[Rows from a dataset of charts and code]
------------------------------------------------------------
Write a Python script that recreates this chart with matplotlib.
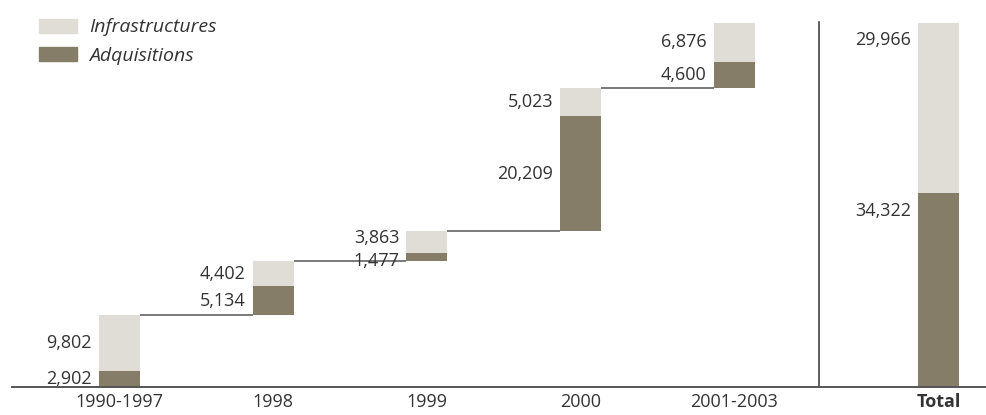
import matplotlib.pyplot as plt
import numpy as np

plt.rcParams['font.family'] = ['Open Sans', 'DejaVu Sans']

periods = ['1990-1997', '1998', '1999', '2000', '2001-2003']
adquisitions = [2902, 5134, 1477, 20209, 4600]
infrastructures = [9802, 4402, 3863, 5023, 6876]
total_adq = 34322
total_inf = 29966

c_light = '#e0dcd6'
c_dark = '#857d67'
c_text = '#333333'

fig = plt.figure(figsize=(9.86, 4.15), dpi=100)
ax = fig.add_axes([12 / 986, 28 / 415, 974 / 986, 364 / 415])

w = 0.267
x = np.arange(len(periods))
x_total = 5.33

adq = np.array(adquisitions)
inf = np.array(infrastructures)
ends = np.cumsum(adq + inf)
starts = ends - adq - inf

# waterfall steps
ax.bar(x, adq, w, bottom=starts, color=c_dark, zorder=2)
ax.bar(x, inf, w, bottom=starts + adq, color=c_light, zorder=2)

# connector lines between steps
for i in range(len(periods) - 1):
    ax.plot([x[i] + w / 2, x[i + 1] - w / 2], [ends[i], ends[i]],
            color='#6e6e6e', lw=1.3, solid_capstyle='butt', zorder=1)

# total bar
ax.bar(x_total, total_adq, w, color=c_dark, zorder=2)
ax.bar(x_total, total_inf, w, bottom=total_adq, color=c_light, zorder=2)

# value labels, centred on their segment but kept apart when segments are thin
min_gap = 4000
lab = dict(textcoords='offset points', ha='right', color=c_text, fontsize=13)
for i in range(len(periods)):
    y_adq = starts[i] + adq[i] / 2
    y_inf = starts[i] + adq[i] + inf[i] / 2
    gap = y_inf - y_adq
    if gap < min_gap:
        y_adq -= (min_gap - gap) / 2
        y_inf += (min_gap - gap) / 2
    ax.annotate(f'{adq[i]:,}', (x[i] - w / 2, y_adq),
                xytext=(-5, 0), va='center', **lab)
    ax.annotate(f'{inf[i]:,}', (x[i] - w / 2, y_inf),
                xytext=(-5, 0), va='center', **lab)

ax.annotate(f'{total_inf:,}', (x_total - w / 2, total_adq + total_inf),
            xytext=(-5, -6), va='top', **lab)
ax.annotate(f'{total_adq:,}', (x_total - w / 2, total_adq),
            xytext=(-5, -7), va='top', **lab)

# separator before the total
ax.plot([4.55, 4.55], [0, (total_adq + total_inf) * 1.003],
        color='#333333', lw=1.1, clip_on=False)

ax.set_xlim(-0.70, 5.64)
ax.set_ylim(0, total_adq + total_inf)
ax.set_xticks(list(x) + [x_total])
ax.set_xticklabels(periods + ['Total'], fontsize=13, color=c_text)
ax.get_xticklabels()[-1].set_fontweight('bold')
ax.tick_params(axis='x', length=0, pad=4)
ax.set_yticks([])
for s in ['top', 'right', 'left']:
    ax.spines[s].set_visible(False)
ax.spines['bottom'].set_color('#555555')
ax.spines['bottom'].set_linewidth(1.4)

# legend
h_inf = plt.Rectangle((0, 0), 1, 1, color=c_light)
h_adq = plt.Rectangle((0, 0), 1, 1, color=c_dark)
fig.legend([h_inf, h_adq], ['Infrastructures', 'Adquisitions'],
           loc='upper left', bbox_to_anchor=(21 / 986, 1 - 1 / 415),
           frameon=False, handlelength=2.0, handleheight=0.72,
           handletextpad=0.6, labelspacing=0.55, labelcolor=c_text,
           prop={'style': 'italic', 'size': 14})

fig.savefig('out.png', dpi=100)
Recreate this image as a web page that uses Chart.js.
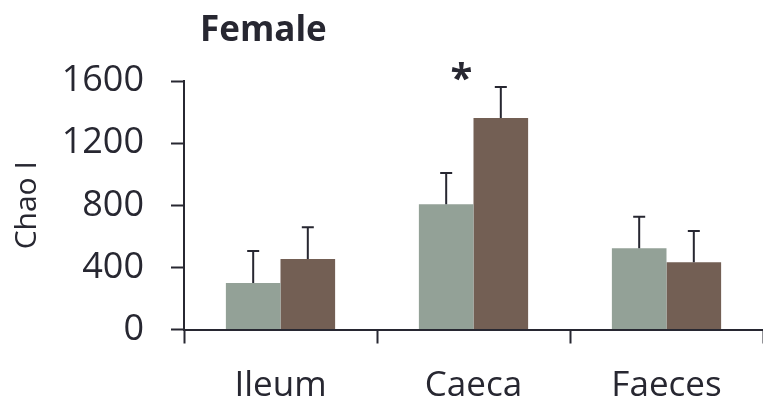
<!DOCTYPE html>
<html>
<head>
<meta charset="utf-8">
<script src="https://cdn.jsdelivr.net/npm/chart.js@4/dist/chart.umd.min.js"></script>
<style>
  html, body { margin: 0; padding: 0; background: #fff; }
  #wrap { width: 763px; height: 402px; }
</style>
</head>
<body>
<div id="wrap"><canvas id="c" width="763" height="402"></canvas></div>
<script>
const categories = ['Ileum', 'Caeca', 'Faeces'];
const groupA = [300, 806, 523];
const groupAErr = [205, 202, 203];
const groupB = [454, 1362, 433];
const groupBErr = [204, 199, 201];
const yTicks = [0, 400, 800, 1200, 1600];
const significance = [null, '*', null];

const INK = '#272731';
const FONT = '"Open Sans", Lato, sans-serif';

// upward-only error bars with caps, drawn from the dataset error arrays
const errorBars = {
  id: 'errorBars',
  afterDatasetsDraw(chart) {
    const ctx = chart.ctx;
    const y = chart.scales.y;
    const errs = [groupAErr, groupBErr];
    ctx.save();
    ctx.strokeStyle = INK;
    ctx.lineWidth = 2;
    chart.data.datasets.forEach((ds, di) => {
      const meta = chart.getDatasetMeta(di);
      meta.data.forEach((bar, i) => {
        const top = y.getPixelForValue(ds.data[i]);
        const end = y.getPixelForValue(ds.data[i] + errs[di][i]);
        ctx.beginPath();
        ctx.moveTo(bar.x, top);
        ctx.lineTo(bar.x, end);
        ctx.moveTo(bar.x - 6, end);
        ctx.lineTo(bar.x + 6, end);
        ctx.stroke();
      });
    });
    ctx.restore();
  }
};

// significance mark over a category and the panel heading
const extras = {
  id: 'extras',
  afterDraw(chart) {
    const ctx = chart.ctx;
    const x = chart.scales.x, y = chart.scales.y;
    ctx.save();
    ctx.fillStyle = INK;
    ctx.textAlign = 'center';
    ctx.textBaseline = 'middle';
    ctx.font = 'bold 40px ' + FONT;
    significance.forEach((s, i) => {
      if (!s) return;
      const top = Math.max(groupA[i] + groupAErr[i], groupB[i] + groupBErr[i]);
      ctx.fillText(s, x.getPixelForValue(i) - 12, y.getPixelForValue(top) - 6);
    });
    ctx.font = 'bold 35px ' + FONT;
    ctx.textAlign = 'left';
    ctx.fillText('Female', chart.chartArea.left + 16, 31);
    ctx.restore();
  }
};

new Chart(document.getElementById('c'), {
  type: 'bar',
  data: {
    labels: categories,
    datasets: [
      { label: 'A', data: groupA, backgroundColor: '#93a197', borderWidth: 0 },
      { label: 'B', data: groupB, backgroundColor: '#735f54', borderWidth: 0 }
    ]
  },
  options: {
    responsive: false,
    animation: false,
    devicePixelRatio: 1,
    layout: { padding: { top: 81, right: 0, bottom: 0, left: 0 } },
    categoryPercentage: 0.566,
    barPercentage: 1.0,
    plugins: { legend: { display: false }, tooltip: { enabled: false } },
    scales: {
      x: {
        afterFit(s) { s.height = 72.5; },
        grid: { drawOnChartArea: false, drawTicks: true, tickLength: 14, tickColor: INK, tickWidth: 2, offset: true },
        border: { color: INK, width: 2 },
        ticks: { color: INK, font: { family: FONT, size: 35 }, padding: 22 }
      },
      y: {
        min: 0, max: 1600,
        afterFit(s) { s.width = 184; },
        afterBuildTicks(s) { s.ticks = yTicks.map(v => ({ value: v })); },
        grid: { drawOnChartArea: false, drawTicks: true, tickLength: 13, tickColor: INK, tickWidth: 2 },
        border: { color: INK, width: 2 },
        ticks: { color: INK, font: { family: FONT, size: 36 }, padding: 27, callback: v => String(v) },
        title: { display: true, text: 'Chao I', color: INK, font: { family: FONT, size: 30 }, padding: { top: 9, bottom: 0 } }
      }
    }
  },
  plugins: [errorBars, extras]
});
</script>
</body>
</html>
------------------------------------------------------------
## Exercise description
Give back exactly the lines from the top of the records to the line containing "ax.bar(x, inf, w, bottom=starts", both included, and no pictures.

## Output for this task
Write a Python script that recreates this chart with matplotlib.
import matplotlib.pyplot as plt
import numpy as np

plt.rcParams['font.family'] = ['Open Sans', 'DejaVu Sans']

periods = ['1990-1997', '1998', '1999', '2000', '2001-2003']
adquisitions = [2902, 5134, 1477, 20209, 4600]
infrastructures = [9802, 4402, 3863, 5023, 6876]
total_adq = 34322
total_inf = 29966

c_light = '#e0dcd6'
c_dark = '#857d67'
c_text = '#333333'

fig = plt.figure(figsize=(9.86, 4.15), dpi=100)
ax = fig.add_axes([12 / 986, 28 / 415, 974 / 986, 364 / 415])

w = 0.267
x = np.arange(len(periods))
x_total = 5.33

adq = np.array(adquisitions)
inf = np.array(infrastructures)
ends = np.cumsum(adq + inf)
starts = ends - adq - inf

# waterfall steps
ax.bar(x, adq, w, bottom=starts, color=c_dark, zorder=2)
ax.bar(x, inf, w, bottom=starts + adq, color=c_light, zorder=2)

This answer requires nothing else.